Reading the trace from bottom to top, we can see that it starts with Apache functions, moves on to the mod_perl and then Perl functions, and finally calls functions from the Debug::DumpCore package. At the top we can see the crash_now_for_real( ) function, which was the one that caused the segmentation fault; we can also see that the faulty code was at line 10 of the DumpCore.xs file. And indeed, if we look at that line number we can see the reason for the segfault—the dereferencing of the NULL pointer:

9: int *p = NULL;
  10: printf("%d", *p); /* cause a segfault */

In our example, we knew what Perl script had caused the segmentation fault. In the real world, it is likely that you'll have only the core file, without any clue as to which handler or script has triggered it. The special curinfo gdb macro can help:

panic% gdb /home/httpd/httpd_perl/bin/httpd_perl /home/httpd/perl/core
(gdb) source mod_perl-1.xx/.gdbinit
(gdb) curinfo
9:/home/httpd/perl/core_dump.pl

Start the gdb debugger as before. .gdbinit, the file with various useful gdb macros, is located in the source tree of mod_perl. We use the gdb source function to load these macros, and when we run the curinfo macro we learn that the core was dumped when /home/httpd/perl/core_dump.pl was executing the code at line 9.

These are the bits of information that are important in order to reproduce and resolve a problem: the filename and line number where the fault occurred (the faulty function is Debug::DumpCore::segv( ) in our case) and the actual line where the segmentation fault occurred (the printf("%d", *p) call in XS code). The former is important for problem reproducing, since it's possible that if the same function was called from a different script the problem wouldn't show up (not the case in our example, where using a dereferenced NULL pointer will always cause a segmentation fault).

21.6.5. Extracting the Backtrace Automatically

With the help of Debug::FaultAutoBT, you can try to get the backtrace extracted automatically, without any need for the core file. As of this writing this CPAN module is very new and doesn't work on all platforms.

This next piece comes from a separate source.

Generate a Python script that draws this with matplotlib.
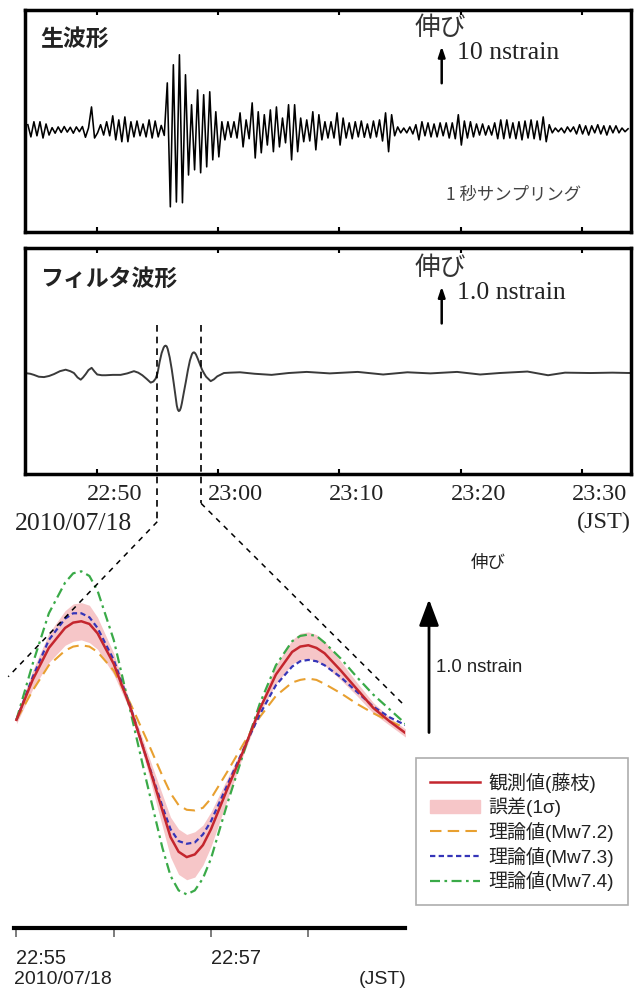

To use this module we simply add the following code in the startup file:

use Debug::FaultAutoBT;
use File::Spec::Functions;
my $tmp_dir = File::Spec::Functions::tmpdir;
die "cannot find out a temp dir" if $tmp_dir eq '';
my $trace = Debug::FaultAutoBT->new(dir => "$tmp_dir");
$trace->ready( );

This code tries to automatically figure out the location of the temporary directory, initializes the Debug::FaultAutoBT object with it, and finally uses the method ready( ) to set the signal handler, which will attempt to automatically get the backtrace. Now when we repeat the process of starting the server and issuing a request, if we look at the error_log file, it says:

SIGSEGV (Segmentation fault) in 29072
writing to the core file /tmp/core.backtrace.29072

And indeed the file /tmp/core.backtrace.29072 includes a backtrace similar to the one we extracted before, using the core file.